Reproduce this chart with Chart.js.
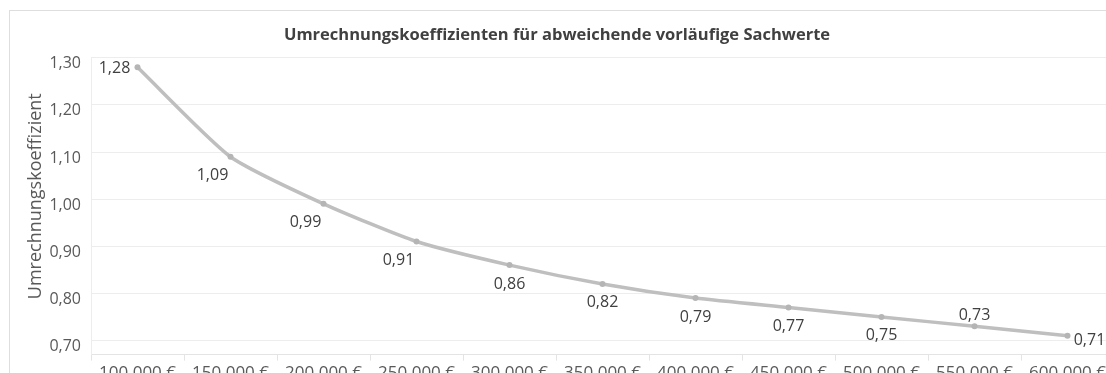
=-=-=
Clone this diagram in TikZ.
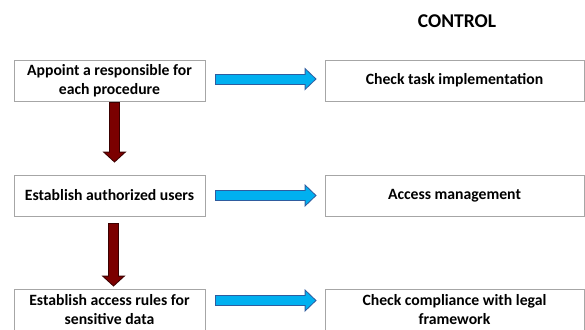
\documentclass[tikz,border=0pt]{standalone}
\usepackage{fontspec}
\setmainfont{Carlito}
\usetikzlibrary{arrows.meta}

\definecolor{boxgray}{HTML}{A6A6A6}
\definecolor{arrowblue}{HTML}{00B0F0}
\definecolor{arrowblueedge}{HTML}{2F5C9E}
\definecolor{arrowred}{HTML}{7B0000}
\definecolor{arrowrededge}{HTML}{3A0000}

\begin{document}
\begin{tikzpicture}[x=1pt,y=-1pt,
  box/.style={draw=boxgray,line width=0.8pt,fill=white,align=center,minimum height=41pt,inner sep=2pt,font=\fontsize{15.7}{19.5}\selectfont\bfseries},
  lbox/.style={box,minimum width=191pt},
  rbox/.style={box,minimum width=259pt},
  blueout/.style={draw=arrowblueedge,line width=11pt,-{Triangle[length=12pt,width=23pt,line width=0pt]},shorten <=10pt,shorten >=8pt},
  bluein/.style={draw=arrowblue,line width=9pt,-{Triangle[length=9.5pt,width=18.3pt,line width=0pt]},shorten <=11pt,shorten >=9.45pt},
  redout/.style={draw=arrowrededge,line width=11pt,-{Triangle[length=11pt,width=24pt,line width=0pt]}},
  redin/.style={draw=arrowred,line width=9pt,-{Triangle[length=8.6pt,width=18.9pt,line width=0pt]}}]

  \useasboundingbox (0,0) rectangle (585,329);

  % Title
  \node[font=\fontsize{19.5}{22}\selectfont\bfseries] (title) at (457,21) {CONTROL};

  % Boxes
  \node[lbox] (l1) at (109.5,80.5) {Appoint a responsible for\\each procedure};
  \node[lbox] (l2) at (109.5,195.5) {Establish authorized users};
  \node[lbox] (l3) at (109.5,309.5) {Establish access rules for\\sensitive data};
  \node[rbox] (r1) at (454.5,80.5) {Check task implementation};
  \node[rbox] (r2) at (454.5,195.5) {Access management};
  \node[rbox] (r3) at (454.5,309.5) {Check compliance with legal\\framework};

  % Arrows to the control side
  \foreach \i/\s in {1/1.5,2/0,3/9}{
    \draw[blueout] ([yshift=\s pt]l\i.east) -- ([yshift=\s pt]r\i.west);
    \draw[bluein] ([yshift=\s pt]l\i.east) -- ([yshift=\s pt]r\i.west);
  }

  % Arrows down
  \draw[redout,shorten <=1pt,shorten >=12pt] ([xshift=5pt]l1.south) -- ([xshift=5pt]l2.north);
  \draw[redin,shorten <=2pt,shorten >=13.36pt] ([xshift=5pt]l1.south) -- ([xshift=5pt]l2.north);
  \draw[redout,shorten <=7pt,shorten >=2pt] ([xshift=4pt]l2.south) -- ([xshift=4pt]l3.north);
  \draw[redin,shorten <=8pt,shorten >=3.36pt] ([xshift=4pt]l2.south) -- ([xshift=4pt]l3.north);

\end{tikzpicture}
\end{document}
=-=-=
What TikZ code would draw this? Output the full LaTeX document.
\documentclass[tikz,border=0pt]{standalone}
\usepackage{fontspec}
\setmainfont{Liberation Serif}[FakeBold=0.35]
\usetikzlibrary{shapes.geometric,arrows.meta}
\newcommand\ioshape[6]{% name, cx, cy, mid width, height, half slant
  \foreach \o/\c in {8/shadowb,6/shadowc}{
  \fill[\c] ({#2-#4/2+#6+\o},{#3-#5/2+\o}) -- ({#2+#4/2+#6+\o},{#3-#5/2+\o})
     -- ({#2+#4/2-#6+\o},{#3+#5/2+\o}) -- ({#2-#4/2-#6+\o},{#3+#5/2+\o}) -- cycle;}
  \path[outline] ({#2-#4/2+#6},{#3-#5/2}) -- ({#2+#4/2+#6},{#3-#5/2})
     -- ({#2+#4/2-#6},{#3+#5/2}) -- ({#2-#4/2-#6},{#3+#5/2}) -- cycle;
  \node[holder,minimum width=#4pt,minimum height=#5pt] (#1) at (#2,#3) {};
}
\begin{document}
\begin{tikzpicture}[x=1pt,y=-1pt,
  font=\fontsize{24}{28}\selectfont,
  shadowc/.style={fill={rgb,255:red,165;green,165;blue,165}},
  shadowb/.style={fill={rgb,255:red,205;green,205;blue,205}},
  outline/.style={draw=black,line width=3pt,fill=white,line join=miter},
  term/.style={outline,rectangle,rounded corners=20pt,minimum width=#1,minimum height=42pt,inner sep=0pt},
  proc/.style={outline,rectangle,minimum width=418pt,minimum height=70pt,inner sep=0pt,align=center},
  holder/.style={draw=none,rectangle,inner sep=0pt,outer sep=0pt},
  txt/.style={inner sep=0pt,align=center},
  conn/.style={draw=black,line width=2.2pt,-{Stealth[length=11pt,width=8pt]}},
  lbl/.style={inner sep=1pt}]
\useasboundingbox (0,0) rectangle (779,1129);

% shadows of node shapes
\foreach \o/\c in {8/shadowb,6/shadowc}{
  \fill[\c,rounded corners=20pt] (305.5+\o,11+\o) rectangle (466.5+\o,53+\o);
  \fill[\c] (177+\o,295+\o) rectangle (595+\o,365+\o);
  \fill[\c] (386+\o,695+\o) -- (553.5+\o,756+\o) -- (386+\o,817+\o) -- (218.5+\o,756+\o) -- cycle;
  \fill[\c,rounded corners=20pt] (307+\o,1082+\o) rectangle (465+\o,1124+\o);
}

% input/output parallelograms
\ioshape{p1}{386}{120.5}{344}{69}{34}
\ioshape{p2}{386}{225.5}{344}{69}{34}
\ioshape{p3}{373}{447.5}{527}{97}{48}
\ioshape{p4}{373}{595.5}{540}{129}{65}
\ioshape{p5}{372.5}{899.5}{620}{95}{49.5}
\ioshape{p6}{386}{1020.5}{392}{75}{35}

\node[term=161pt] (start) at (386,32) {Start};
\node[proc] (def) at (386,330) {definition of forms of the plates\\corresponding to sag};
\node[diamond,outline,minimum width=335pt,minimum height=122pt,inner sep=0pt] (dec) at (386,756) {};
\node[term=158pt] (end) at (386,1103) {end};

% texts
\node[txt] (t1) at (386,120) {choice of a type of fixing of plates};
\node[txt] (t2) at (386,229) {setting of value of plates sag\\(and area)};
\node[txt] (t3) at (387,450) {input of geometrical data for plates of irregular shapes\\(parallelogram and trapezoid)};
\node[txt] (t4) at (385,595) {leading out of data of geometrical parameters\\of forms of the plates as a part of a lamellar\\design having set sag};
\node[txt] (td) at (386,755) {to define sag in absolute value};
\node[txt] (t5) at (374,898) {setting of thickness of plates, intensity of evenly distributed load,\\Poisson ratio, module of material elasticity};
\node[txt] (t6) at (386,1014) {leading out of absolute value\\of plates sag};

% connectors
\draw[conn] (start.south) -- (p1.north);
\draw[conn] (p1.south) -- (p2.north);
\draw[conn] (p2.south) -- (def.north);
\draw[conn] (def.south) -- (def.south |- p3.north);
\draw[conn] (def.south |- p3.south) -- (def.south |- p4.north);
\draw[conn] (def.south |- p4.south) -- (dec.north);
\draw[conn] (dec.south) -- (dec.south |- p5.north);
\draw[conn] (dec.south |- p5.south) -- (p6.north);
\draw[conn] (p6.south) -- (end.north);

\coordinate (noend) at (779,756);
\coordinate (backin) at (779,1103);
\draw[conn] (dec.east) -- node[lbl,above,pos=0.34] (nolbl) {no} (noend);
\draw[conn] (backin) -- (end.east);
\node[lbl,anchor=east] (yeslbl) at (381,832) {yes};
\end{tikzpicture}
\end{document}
=-=-=
## Description of the task
Return each line in the records that holds the string "with".

## Response below
Reproduce this chart with Chart.js.
  \node[rbox] (r3) at (454.5,309.5) {Check compliance with legal\\framework};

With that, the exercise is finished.